• **Work to be completed**: Exactly repeat the material, dropping every picture from the copy.

• **Code that draws figures**:
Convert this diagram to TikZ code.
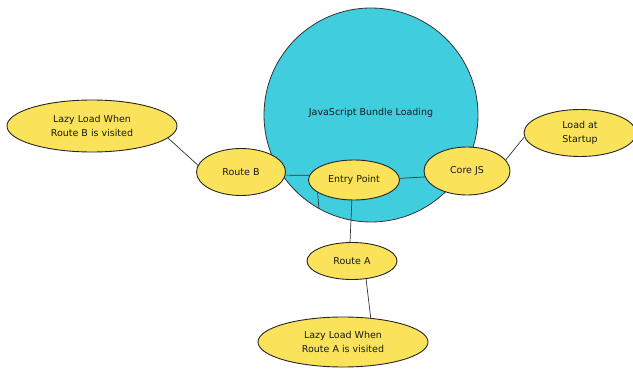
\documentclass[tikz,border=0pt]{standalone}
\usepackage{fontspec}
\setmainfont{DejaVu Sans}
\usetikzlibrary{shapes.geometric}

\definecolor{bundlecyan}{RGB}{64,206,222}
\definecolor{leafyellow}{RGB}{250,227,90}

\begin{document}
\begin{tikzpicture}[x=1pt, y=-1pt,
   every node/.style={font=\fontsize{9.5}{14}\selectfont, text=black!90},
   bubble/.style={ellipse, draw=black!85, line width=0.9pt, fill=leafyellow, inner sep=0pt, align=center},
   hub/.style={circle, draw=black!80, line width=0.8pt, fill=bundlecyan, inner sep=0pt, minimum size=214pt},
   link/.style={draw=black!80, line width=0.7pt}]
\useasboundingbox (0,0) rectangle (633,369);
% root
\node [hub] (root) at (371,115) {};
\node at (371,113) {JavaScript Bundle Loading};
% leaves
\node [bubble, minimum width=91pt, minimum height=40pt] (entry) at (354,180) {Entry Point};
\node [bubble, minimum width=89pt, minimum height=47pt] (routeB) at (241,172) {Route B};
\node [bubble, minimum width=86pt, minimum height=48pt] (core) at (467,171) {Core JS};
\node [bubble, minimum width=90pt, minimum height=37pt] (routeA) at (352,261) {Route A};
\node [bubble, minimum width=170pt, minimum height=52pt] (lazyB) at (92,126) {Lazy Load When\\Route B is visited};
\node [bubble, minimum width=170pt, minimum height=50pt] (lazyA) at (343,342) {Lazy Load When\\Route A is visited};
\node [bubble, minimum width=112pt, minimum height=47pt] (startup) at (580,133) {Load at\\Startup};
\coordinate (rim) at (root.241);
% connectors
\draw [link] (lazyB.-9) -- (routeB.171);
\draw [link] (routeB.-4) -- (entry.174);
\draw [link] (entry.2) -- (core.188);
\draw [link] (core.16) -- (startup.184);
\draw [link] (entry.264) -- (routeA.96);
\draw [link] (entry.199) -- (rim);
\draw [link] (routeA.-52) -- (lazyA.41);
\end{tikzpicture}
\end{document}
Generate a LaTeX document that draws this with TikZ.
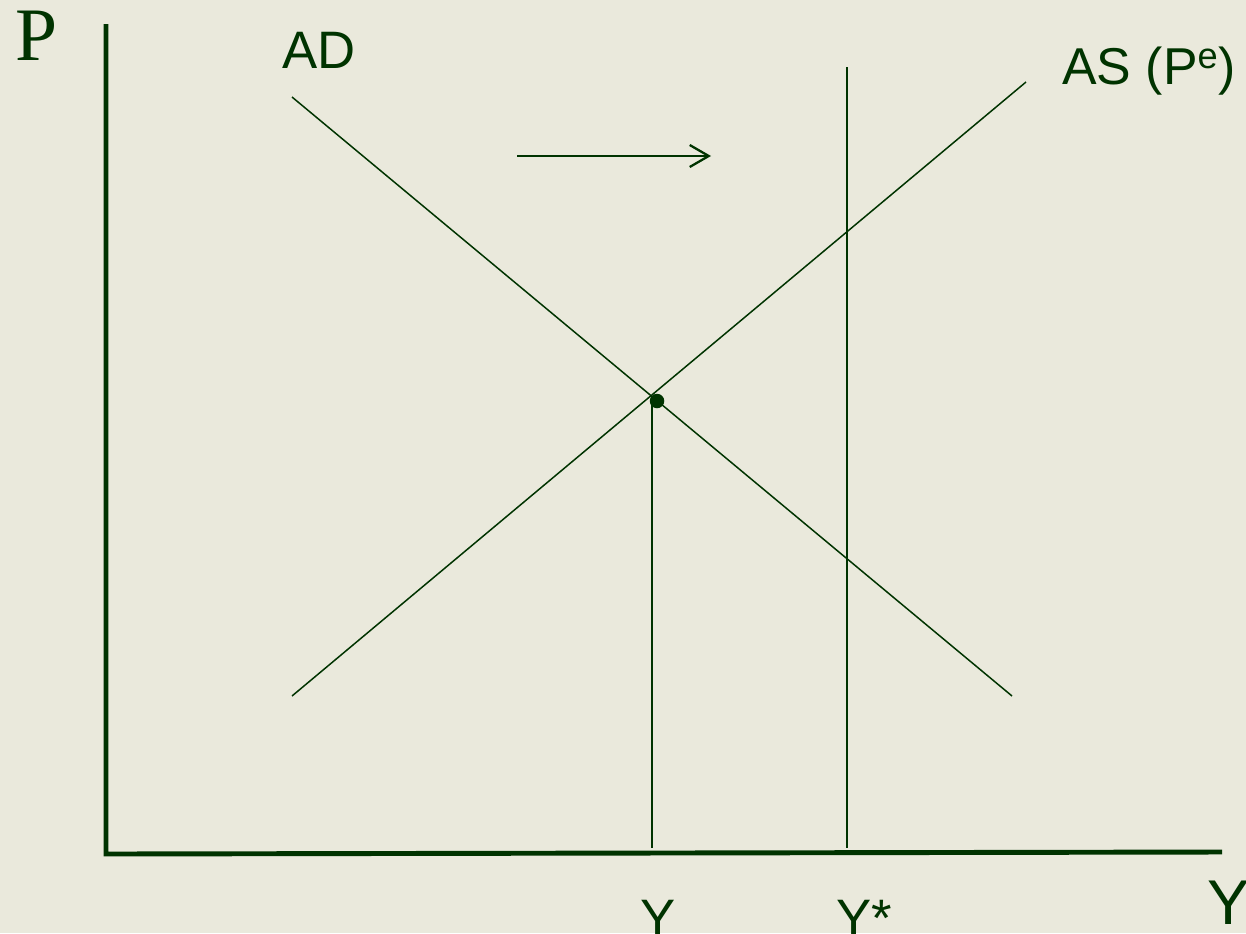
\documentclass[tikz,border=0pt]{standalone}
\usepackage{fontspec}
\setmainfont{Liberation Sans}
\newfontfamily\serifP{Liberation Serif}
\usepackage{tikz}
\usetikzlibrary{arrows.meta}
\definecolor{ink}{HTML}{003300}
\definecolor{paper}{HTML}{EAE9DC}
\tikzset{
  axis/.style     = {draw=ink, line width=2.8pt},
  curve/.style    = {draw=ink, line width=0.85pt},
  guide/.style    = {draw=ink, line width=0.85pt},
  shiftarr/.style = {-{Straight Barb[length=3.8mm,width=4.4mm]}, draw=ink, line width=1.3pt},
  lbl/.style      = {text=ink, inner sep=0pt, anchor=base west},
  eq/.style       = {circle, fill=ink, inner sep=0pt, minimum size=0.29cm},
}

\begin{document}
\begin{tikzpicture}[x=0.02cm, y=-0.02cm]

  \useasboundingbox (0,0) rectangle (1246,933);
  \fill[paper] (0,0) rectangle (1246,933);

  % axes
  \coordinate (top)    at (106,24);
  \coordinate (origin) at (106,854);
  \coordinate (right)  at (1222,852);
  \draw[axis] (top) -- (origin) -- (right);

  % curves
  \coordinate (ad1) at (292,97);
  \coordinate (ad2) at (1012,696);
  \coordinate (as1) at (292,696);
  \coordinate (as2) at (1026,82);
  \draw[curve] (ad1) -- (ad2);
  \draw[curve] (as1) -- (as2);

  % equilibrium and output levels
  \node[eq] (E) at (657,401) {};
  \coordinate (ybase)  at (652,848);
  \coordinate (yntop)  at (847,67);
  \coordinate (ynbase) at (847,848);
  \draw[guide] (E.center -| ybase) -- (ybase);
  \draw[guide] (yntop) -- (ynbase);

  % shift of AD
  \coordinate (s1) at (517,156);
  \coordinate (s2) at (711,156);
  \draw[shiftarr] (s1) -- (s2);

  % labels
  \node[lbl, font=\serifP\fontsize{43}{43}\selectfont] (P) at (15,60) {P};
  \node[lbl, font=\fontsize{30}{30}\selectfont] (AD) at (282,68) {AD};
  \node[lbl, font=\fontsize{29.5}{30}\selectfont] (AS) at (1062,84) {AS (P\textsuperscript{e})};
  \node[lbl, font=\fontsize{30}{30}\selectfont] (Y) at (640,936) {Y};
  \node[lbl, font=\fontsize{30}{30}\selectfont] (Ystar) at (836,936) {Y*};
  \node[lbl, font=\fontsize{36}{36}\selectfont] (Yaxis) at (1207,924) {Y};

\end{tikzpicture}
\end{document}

• **Written answer**:
Convert this diagram to TikZ code.
\documentclass[tikz,border=0pt]{standalone}
\usepackage{fontspec}
\setmainfont{DejaVu Sans}
\usetikzlibrary{shapes.geometric}

\definecolor{bundlecyan}{RGB}{64,206,222}
\definecolor{leafyellow}{RGB}{250,227,90}

\begin{document}
\begin{tikzpicture}[x=1pt, y=-1pt,
   every node/.style={font=\fontsize{9.5}{14}\selectfont, text=black!90},
   bubble/.style={ellipse, draw=black!85, line width=0.9pt, fill=leafyellow, inner sep=0pt, align=center},
   hub/.style={circle, draw=black!80, line width=0.8pt, fill=bundlecyan, inner sep=0pt, minimum size=214pt},
   link/.style={draw=black!80, line width=0.7pt}]
\useasboundingbox (0,0) rectangle (633,369);
% root
\node [hub] (root) at (371,115) {};
\node at (371,113) {JavaScript Bundle Loading};
% leaves
\node [bubble, minimum width=91pt, minimum height=40pt] (entry) at (354,180) {Entry Point};
\node [bubble, minimum width=89pt, minimum height=47pt] (routeB) at (241,172) {Route B};
\node [bubble, minimum width=86pt, minimum height=48pt] (core) at (467,171) {Core JS};
\node [bubble, minimum width=90pt, minimum height=37pt] (routeA) at (352,261) {Route A};
\node [bubble, minimum width=170pt, minimum height=52pt] (lazyB) at (92,126) {Lazy Load When\\Route B is visited};
\node [bubble, minimum width=170pt, minimum height=50pt] (lazyA) at (343,342) {Lazy Load When\\Route A is visited};
\node [bubble, minimum width=112pt, minimum height=47pt] (startup) at (580,133) {Load at\\Startup};
\coordinate (rim) at (root.241);
% connectors
\draw [link] (lazyB.-9) -- (routeB.171);
\draw [link] (routeB.-4) -- (entry.174);
\draw [link] (entry.2) -- (core.188);
\draw [link] (core.16) -- (startup.184);
\draw [link] (entry.264) -- (routeA.96);
\draw [link] (entry.199) -- (rim);
\draw [link] (routeA.-52) -- (lazyA.41);
\end{tikzpicture}
\end{document}
Generate a LaTeX document that draws this with TikZ.
\documentclass[tikz,border=0pt]{standalone}
\usepackage{fontspec}
\setmainfont{Liberation Sans}
\newfontfamily\serifP{Liberation Serif}
\usepackage{tikz}
\usetikzlibrary{arrows.meta}
\definecolor{ink}{HTML}{003300}
\definecolor{paper}{HTML}{EAE9DC}
\tikzset{
  axis/.style     = {draw=ink, line width=2.8pt},
  curve/.style    = {draw=ink, line width=0.85pt},
  guide/.style    = {draw=ink, line width=0.85pt},
  shiftarr/.style = {-{Straight Barb[length=3.8mm,width=4.4mm]}, draw=ink, line width=1.3pt},
  lbl/.style      = {text=ink, inner sep=0pt, anchor=base west},
  eq/.style       = {circle, fill=ink, inner sep=0pt, minimum size=0.29cm},
}

\begin{document}
\begin{tikzpicture}[x=0.02cm, y=-0.02cm]

  \useasboundingbox (0,0) rectangle (1246,933);
  \fill[paper] (0,0) rectangle (1246,933);

  % axes
  \coordinate (top)    at (106,24);
  \coordinate (origin) at (106,854);
  \coordinate (right)  at (1222,852);
  \draw[axis] (top) -- (origin) -- (right);

  % curves
  \coordinate (ad1) at (292,97);
  \coordinate (ad2) at (1012,696);
  \coordinate (as1) at (292,696);
  \coordinate (as2) at (1026,82);
  \draw[curve] (ad1) -- (ad2);
  \draw[curve] (as1) -- (as2);

  % equilibrium and output levels
  \node[eq] (E) at (657,401) {};
  \coordinate (ybase)  at (652,848);
  \coordinate (yntop)  at (847,67);
  \coordinate (ynbase) at (847,848);
  \draw[guide] (E.center -| ybase) -- (ybase);
  \draw[guide] (yntop) -- (ynbase);

  % shift of AD
  \coordinate (s1) at (517,156);
  \coordinate (s2) at (711,156);
  \draw[shiftarr] (s1) -- (s2);

  % labels
  \node[lbl, font=\serifP\fontsize{43}{43}\selectfont] (P) at (15,60) {P};
  \node[lbl, font=\fontsize{30}{30}\selectfont] (AD) at (282,68) {AD};
  \node[lbl, font=\fontsize{29.5}{30}\selectfont] (AS) at (1062,84) {AS (P\textsuperscript{e})};
  \node[lbl, font=\fontsize{30}{30}\selectfont] (Y) at (640,936) {Y};
  \node[lbl, font=\fontsize{30}{30}\selectfont] (Ystar) at (836,936) {Y*};
  \node[lbl, font=\fontsize{36}{36}\selectfont] (Yaxis) at (1207,924) {Y};

\end{tikzpicture}
\end{document}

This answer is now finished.